We recognize that the district court was led to its decision in this case because of the similarity between Sentencing Guidelines Commission note (d)(8) to rule 3.701, which is applicable to the pre-1994 guidelines, and committee note (d)(16) to rule 3.702, which is applicable to the 1994 guidelines. In Davis, we held that note (d)(8) defined "any nonstate prison sanction" and that the nonprison sanctions, which include county jail time, community control, and incarceration, are disjunctive sentences, the combining of which creates a departure sentence. In Davis, we stressed commission note (d)(8) and commission note (d)(13) to rule 3.701. However, the term "any nonstate prison sanction" does not appear in note (d)(16) to rule 3.702 as it does in note (d)(8) to rule 3.701. Additionally, we note the fact that sentencing guidelines consist of what the legislature has enacted as statutes. Sentencing guidelines commission notes and committee notes are not substantive law, and here we give effect to the plain meaning of section 921.0014(1), Florida Statutes (1993).
Sentencing Guidelines Commission note (d)(8) to Rule of Criminal Procedure 3.701 provides in relevant part: "The first guideline cell in each category (any nonstate prison sanction) allows the court the flexibility to impose any lawful term of probation with or without a period of incarceration as a condition of probation, a county jail term alone, or any nonincarcerative disposition."
Committee note (d)(16) to rule 3.702 provides in pertinent part:
The presumptive sentence is assumed to be appropriate for the composite score of the defendant. Where the total sentence points do not exceed 40, the court has the flexibility to impose any lawful term of probation with or without a period of incarceration as a condition of probation, a county jail term alone, or any nonincarcerative disposition.

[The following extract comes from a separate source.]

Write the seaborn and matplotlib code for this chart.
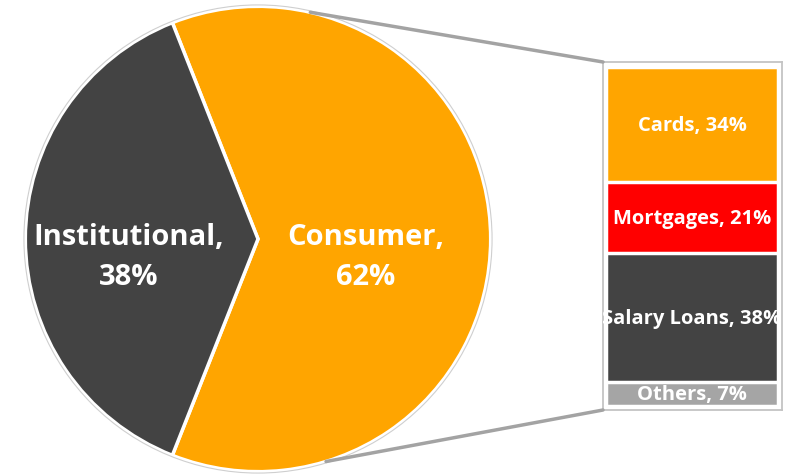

Sentencing Guidelines Commission note (d)(13) to rule 3.701 provides in pertinent part:
Community control is a viable alternative for any state prison sentence less than 24 months without requiring a reason for departure. It is appropriate to impose a sentence of community control to be followed by a term of probation. The total sanction (community control and probation) shall not exceed the term provided by general law.
Community control is not an alternative sanction from the recommended range of any nonstate prison sanction unless the provisions of rule 3.701(d)(11) [requiring written reasons] are applied.
There is no note to rule 3.702 similar to Sentencing Guidelines Commission note (d)(13) to rule 3.701.
Accordingly, we answer the certified question negatively and quash the district court's decision. We remand and direct the district court to affirm the circuit court's sentencing order with regard to the portion of respondent's sentence imposed pursuant to the 1994 sentencing guidelines. We decline to review the district court's decision with respect to the 1993 charges to which the pre-1994 sentencing guidelines apply. Such a review is unnecessary to resolve the issue upon which this Court's jurisdiction is predicated.
It is so ordered.
OVERTON, SHAW, GRIMES, HARDING and ANSTEAD, JJ., concur.